A list supplied by Wade of audited debt numbers for water and sewer operations for the past two years shows a $55 million debt as of June 30, 1996. County staff has said that the debt was in excess of $56 million as of March 31.

Bowers called for an independent audit of the water and sewer department earlier this week and said the commissioners aren't doing enough to expand the use of the Conococheague Wastewater Treatment Plant.

Bowers said the commissioners should build more sewer lines instead of plowing $3.53 million in taxpayer dollars into the water and sewer department each year.

"This board has failed in addressing this problem," Bowers said Friday. "The answer to this problem is not the constant raising of rates. They raised the rates at the landfill and they lost money."

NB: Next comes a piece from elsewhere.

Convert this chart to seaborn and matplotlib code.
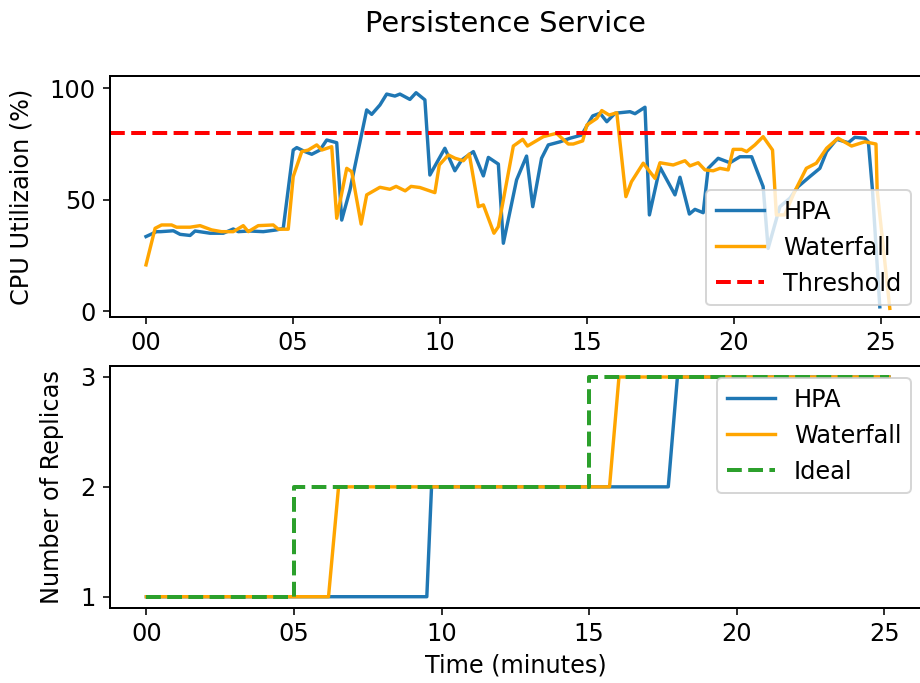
import matplotlib
matplotlib.use("Agg")
import matplotlib.pyplot as plt
from matplotlib.ticker import FuncFormatter, MultipleLocator
import seaborn as sns

# CPU utilisation samples (time in minutes, utilisation in %)
hpa_cpu_t = [0, 0.36, 0.5, 0.93, 1.16, 1.5, 1.67, 2.18, 2.63, 2.97, 3.14, 3.51, 3.99, 4.45,
             4.67, 5.01, 5.13, 5.41, 5.64, 5.92, 6.15, 6.49, 6.66, 6.94, 7.51, 7.68, 7.96,
             8.19, 8.47, 8.64, 8.98, 9.19, 9.49, 9.66, 10.17, 10.51, 10.74, 11.14, 11.48,
             11.65, 11.99, 12.16, 12.61, 12.95, 13.16, 13.46, 13.69, 14.09, 14.43, 14.82,
             15.2, 15.45, 15.68, 15.96, 16.47, 16.64, 16.98, 17.13, 17.49, 18.0, 18.17,
             18.49, 18.68, 18.96, 19.13, 19.47, 19.87, 20.21, 20.61, 20.78, 21.0, 21.17,
             21.57, 21.91, 22.19, 22.59, 22.93, 23.16, 23.5, 23.9, 24.12, 24.46, 24.58,
             24.72, 24.97]
hpa_cpu = [33.5, 35.7, 35.7, 36.1, 34.5, 34, 36, 35, 35, 36.9, 35.7, 36, 35.7, 36.5,
           37.2, 72.3, 73.4, 71.6, 70.4, 72.3, 76.8, 75.6, 40.9, 54.4, 90.3, 88.3, 92.5,
           97.4, 96.5, 97.4, 95, 98, 94.8, 61.1, 73.1, 63, 67.8, 71.6, 60.7,
           69, 66, 30.5, 58.9, 69.6, 46.9, 68.6, 74.6, 76, 77.6, 79,
           87.6, 88.8, 85, 88.8, 89.5, 88.6, 91.5, 43.2, 64.6, 52.2, 60.1,
           43.6, 45.7, 44.2, 64.1, 68.6, 66.6, 69.3, 69.3, 63.4, 55.9, 28.2,
           46.9, 50.7, 55.9, 60.4, 64.1, 71.6, 77.1, 75.6, 78, 77.6, 76,
           54.4, 2]

wf_cpu_t = [0, 0.31, 0.53, 0.87, 1.04, 1.5, 1.84, 2.23, 2.57, 2.97, 3.31, 3.48, 3.82, 4.33,
            4.5, 4.84, 5.01, 5.3, 5.52, 5.81, 5.98, 6.32, 6.49, 6.83, 7.0, 7.32, 7.51, 7.96,
            8.3, 8.51, 8.82, 9.02, 9.32, 9.83, 9.98, 10.29, 10.52, 10.8, 11.0, 11.31, 11.48,
            11.84, 11.99, 12.5, 12.82, 12.98, 13.52, 13.97, 14.37, 14.54, 14.86, 15.0,
            15.34, 15.51, 15.76, 16.02, 16.33, 16.52, 16.92, 17.32, 17.49, 17.94, 18.34,
            18.51, 18.79, 19.02, 19.3, 19.53, 19.81, 19.98, 20.27, 20.44, 20.72, 21.0,
            21.32, 21.45, 21.73, 22.07, 22.47, 22.81, 23.16, 23.55, 24.01, 24.46, 24.84,
            24.88, 25.31]
wf_cpu = [20.8, 37.2, 38.7, 38.7, 37.7, 37.7, 38.4, 36.5, 35.7, 35.7, 38.4, 35.7, 38.4, 38.7,
          36.8, 36.8, 60.4, 71.6, 72.3, 74.6, 72.3, 73.8, 41.7, 64.1, 62.6, 39.1, 52.2, 55.6,
          54.7, 56, 54, 56, 55.5, 53.2, 65.6, 70.1, 68.6, 67.5, 70.5, 46.9, 47.7,
          35, 37.9, 74.1, 77.1, 74.1, 78.3, 79.8, 75, 75, 76.4, 83.5,
          86.5, 90, 88, 89, 51.4, 58.1, 66.4, 59.6, 66.6, 65.6, 67.5,
          65.2, 66.6, 63.4, 63, 64.1, 63.4, 72.6, 72.6, 71.6, 74.6, 78.3,
          72.3, 43.2, 43.2, 53.6, 64.1, 66.4, 73.1, 77.6, 74.1, 76, 75,
          54.4, 1.3]

THRESHOLD = 80

# Replica counts over time
hpa_rep_t = [0, 9.50, 9.66, 17.68, 17.99, 25.16]
hpa_rep = [1, 1, 2, 2, 3, 3]
wf_rep_t = [0, 6.17, 6.51, 15.69, 16.01, 25.16]
wf_rep = [1, 1, 2, 2, 3, 3]
ideal_rep_t = [0, 5.0, 5.0, 15.0, 15.0, 25.16]
ideal_rep = [1, 1, 2, 2, 3, 3]

BLUE = "#1f77b4"
ORANGE = "orange"
GREEN = "#2ca02c"

plt.rcParams["font.family"] = ["DejaVu Sans"]
plt.rcParams["font.size"] = 12

W, H = 920, 683
fig = plt.figure(figsize=(W / 144, H / 144), dpi=144)

left_px, right_px = 109.5, 923
ax1 = fig.add_axes([left_px / W, 1 - 317.3 / H, (right_px - left_px) / W, (317.3 - 76) / H])
ax2 = fig.add_axes([left_px / W, 1 - 607.7 / H, (right_px - left_px) / W, (607.7 - 366) / H])

for ax in (ax1, ax2):
    ax.set_facecolor("white")
    ax.grid(False)

LW = 1.7

# Top panel: CPU utilisation
sns.lineplot(x=hpa_cpu_t, y=hpa_cpu, ax=ax1, color=BLUE, lw=LW, label="HPA",
             estimator=None, sort=False)
sns.lineplot(x=wf_cpu_t, y=wf_cpu, ax=ax1, color=ORANGE, lw=LW, label="Waterfall",
             estimator=None, sort=False)
ax1.axhline(THRESHOLD, color="red", ls="--", lw=2, label="Threshold")
ax1.set_xlim(-1.242, 26.44)
ax1.set_ylim(-2.7, 105.5)
ax1.set_yticks([0, 50, 100])
ax1.set_ylabel("CPU Utilizaion (%)")
ax1.yaxis.set_label_coords((34 - left_px) / (right_px - left_px), 0.5)
ax1.legend(loc="lower right")

# Bottom panel: replicas
sns.lineplot(x=hpa_rep_t, y=hpa_rep, ax=ax2, color=BLUE, lw=LW, label="HPA",
             estimator=None, sort=False)
sns.lineplot(x=wf_rep_t, y=wf_rep, ax=ax2, color=ORANGE, lw=LW, label="Waterfall",
             estimator=None, sort=False)
sns.lineplot(x=ideal_rep_t, y=ideal_rep, ax=ax2, color=GREEN, lw=2, ls="--", label="Ideal",
             estimator=None, sort=False)
ax2.set_xlim(-1.25, 26.31)
ax2.set_ylim(0.9, 3.1)
ax2.set_yticks([1, 2, 3])
ax2.set_ylabel("Number of Replicas")
ax2.yaxis.set_label_coords((64 - left_px) / (right_px - left_px), 0.5)
ax2.set_xlabel("Time (minutes)")
ax2.legend(loc="upper right")

fmt = FuncFormatter(lambda v, pos: f"{int(round(v)):02d}")
for ax in (ax1, ax2):
    ax.xaxis.set_major_locator(MultipleLocator(5))
    ax.xaxis.set_major_formatter(fmt)
    for s in ax.spines.values():
        s.set_color("black")
        s.set_linewidth(1.0)
    ax.tick_params(colors="black", length=3.5, width=0.8)

fig.suptitle("Persistence Service", x=505 / W, y=1 - 31.7 / H, va="baseline",
             fontsize="large")

fig.savefig("out.png", dpi=144, facecolor="white")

Wade said Bowers' desire to lay more sewer lines was another example of what he called Bowers' "build it and they will come" philosophy that created excess capacity and huge debts in the first place.

"What I'm trying to do is get a figure that's not a continually moving target," Bowers said Friday. He said he wanted to know what the debt was for each subdistrict before the commissioners merged the districts last year. Bowers also said he wanted to know how much debt was being paid off by the $3.53 million subsidy and how much was being paid off by users.

"There is nobody in the community that can tell where all this money is going," he said.

Bowers said he wasn't trying to score political points. "I'm not after a political fight for water and sewer. I'm out looking at how can we address the problem that we have."

Bowers said the "crisis" was a creation of The Herald-Mail newspaper and Black and Veatch, a consulting firm that issued a study of water and sewer rates for the commissioners last year.

"What caused this whole ruckus was an ineffective presentation by Black and Veatch to the commissioners. It was exaggerated beyond common sense," Bowers said. Bowers said Black and Veatch vastly overestimated future costs and underestimated growth.

Asked about Wade's comments that there was a crisis, Bowers said, "I think that there is that old saying that beauty is in the eye of the beholder."

Bowers said he preferred to call the water and sewer situation "an opportunity."

Bowers said it wasn't productive to blame people for decisions that were made in the past, such as building the Conococheague Wastewater Treatment Plant, an industrial pretreatment facility.

"We don't need to look back and criticize everybody who was back there and helped get it here."

Bowers said the sitting County Commissioners have made a lot of bad decisions, but said the commissioners should "move on instead of creating turf battles amongst elected officials."